What to produce: Could you repeat the records below exactly, leaving out any pictures?
** start of Listed records **
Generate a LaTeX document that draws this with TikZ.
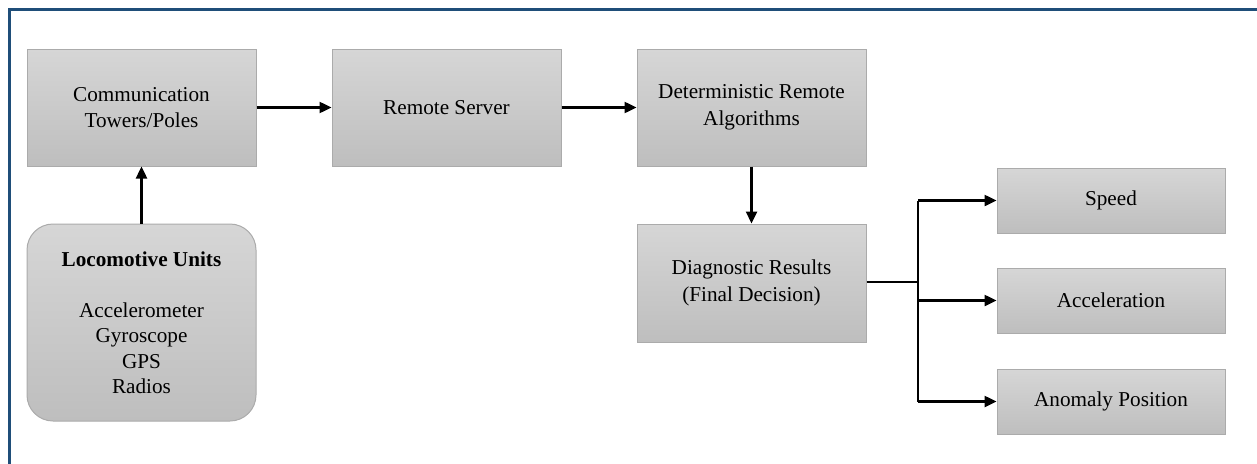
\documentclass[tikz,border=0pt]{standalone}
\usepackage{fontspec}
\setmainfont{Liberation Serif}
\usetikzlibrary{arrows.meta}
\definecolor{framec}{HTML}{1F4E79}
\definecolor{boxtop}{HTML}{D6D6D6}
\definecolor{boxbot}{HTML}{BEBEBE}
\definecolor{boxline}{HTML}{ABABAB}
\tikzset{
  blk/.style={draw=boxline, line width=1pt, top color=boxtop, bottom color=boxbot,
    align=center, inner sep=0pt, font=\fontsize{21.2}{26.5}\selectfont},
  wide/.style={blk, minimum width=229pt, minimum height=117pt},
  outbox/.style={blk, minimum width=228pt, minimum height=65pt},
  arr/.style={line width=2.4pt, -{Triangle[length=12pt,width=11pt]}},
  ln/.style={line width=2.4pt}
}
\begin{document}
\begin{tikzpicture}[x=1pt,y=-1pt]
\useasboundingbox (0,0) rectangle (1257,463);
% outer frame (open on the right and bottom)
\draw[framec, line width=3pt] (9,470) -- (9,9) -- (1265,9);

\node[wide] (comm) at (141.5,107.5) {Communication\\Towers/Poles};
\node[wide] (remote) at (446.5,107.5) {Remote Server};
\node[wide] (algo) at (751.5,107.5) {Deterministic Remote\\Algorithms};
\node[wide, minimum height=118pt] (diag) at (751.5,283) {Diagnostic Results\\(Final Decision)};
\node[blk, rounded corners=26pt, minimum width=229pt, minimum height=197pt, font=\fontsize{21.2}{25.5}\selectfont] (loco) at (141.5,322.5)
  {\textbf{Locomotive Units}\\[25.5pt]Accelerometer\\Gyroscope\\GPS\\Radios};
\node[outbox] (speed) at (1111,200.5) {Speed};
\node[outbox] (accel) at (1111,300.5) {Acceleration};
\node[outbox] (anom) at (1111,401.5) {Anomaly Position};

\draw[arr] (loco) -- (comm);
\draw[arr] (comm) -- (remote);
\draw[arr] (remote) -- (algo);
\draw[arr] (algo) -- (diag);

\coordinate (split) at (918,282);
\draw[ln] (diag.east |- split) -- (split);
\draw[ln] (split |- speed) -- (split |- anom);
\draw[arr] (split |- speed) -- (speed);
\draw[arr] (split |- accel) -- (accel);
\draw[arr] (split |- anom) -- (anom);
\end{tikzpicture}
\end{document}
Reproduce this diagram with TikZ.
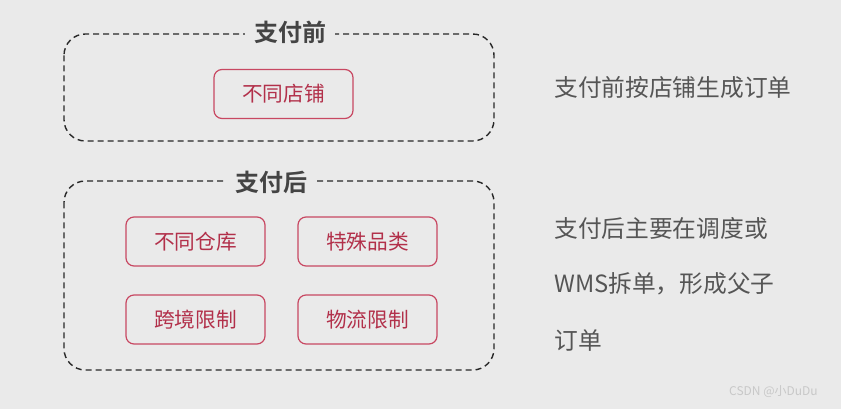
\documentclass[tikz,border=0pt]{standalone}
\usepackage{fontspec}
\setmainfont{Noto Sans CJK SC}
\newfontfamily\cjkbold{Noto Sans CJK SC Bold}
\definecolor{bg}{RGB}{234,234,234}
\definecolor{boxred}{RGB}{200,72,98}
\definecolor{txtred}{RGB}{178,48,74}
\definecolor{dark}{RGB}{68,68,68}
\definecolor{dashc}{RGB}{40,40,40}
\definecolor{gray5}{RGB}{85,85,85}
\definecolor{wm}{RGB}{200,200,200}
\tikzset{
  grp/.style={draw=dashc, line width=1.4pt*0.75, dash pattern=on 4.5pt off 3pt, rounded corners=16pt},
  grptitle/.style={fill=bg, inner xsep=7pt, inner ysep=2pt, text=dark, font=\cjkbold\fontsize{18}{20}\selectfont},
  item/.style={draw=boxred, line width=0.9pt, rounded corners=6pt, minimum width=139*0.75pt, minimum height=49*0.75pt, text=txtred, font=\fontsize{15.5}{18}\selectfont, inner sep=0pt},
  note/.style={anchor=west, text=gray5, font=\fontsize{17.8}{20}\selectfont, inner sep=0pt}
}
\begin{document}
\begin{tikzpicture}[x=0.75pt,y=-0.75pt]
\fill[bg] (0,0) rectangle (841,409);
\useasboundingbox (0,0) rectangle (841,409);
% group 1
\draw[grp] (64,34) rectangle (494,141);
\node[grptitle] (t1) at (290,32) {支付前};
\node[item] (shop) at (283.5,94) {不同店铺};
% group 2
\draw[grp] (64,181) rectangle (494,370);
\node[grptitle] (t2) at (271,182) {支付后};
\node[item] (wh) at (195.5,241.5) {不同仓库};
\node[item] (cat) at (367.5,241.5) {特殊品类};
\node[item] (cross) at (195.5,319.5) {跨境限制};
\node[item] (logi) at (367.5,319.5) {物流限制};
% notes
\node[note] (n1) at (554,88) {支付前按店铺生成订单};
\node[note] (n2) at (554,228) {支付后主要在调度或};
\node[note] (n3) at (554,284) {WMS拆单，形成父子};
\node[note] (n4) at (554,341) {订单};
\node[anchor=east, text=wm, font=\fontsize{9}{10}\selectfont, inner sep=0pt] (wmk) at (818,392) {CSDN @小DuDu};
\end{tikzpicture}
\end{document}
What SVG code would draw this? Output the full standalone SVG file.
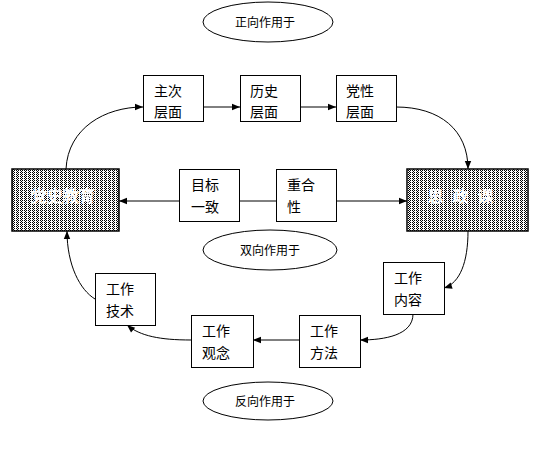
** end of Listed records **
Written response:
Generate a LaTeX document that draws this with TikZ.
\documentclass[tikz,border=0pt]{standalone}
\usepackage{fontspec}
\setmainfont{Liberation Serif}
\usetikzlibrary{arrows.meta}
\definecolor{framec}{HTML}{1F4E79}
\definecolor{boxtop}{HTML}{D6D6D6}
\definecolor{boxbot}{HTML}{BEBEBE}
\definecolor{boxline}{HTML}{ABABAB}
\tikzset{
  blk/.style={draw=boxline, line width=1pt, top color=boxtop, bottom color=boxbot,
    align=center, inner sep=0pt, font=\fontsize{21.2}{26.5}\selectfont},
  wide/.style={blk, minimum width=229pt, minimum height=117pt},
  outbox/.style={blk, minimum width=228pt, minimum height=65pt},
  arr/.style={line width=2.4pt, -{Triangle[length=12pt,width=11pt]}},
  ln/.style={line width=2.4pt}
}
\begin{document}
\begin{tikzpicture}[x=1pt,y=-1pt]
\useasboundingbox (0,0) rectangle (1257,463);
% outer frame (open on the right and bottom)
\draw[framec, line width=3pt] (9,470) -- (9,9) -- (1265,9);

\node[wide] (comm) at (141.5,107.5) {Communication\\Towers/Poles};
\node[wide] (remote) at (446.5,107.5) {Remote Server};
\node[wide] (algo) at (751.5,107.5) {Deterministic Remote\\Algorithms};
\node[wide, minimum height=118pt] (diag) at (751.5,283) {Diagnostic Results\\(Final Decision)};
\node[blk, rounded corners=26pt, minimum width=229pt, minimum height=197pt, font=\fontsize{21.2}{25.5}\selectfont] (loco) at (141.5,322.5)
  {\textbf{Locomotive Units}\\[25.5pt]Accelerometer\\Gyroscope\\GPS\\Radios};
\node[outbox] (speed) at (1111,200.5) {Speed};
\node[outbox] (accel) at (1111,300.5) {Acceleration};
\node[outbox] (anom) at (1111,401.5) {Anomaly Position};

\draw[arr] (loco) -- (comm);
\draw[arr] (comm) -- (remote);
\draw[arr] (remote) -- (algo);
\draw[arr] (algo) -- (diag);

\coordinate (split) at (918,282);
\draw[ln] (diag.east |- split) -- (split);
\draw[ln] (split |- speed) -- (split |- anom);
\draw[arr] (split |- speed) -- (speed);
\draw[arr] (split |- accel) -- (accel);
\draw[arr] (split |- anom) -- (anom);
\end{tikzpicture}
\end{document}
Reproduce this diagram with TikZ.
\documentclass[tikz,border=0pt]{standalone}
\usepackage{fontspec}
\setmainfont{Noto Sans CJK SC}
\newfontfamily\cjkbold{Noto Sans CJK SC Bold}
\definecolor{bg}{RGB}{234,234,234}
\definecolor{boxred}{RGB}{200,72,98}
\definecolor{txtred}{RGB}{178,48,74}
\definecolor{dark}{RGB}{68,68,68}
\definecolor{dashc}{RGB}{40,40,40}
\definecolor{gray5}{RGB}{85,85,85}
\definecolor{wm}{RGB}{200,200,200}
\tikzset{
  grp/.style={draw=dashc, line width=1.4pt*0.75, dash pattern=on 4.5pt off 3pt, rounded corners=16pt},
  grptitle/.style={fill=bg, inner xsep=7pt, inner ysep=2pt, text=dark, font=\cjkbold\fontsize{18}{20}\selectfont},
  item/.style={draw=boxred, line width=0.9pt, rounded corners=6pt, minimum width=139*0.75pt, minimum height=49*0.75pt, text=txtred, font=\fontsize{15.5}{18}\selectfont, inner sep=0pt},
  note/.style={anchor=west, text=gray5, font=\fontsize{17.8}{20}\selectfont, inner sep=0pt}
}
\begin{document}
\begin{tikzpicture}[x=0.75pt,y=-0.75pt]
\fill[bg] (0,0) rectangle (841,409);
\useasboundingbox (0,0) rectangle (841,409);
% group 1
\draw[grp] (64,34) rectangle (494,141);
\node[grptitle] (t1) at (290,32) {支付前};
\node[item] (shop) at (283.5,94) {不同店铺};
% group 2
\draw[grp] (64,181) rectangle (494,370);
\node[grptitle] (t2) at (271,182) {支付后};
\node[item] (wh) at (195.5,241.5) {不同仓库};
\node[item] (cat) at (367.5,241.5) {特殊品类};
\node[item] (cross) at (195.5,319.5) {跨境限制};
\node[item] (logi) at (367.5,319.5) {物流限制};
% notes
\node[note] (n1) at (554,88) {支付前按店铺生成订单};
\node[note] (n2) at (554,228) {支付后主要在调度或};
\node[note] (n3) at (554,284) {WMS拆单，形成父子};
\node[note] (n4) at (554,341) {订单};
\node[anchor=east, text=wm, font=\fontsize{9}{10}\selectfont, inner sep=0pt] (wmk) at (818,392) {CSDN @小DuDu};
\end{tikzpicture}
\end{document}
What SVG code would draw this? Output the full standalone SVG file.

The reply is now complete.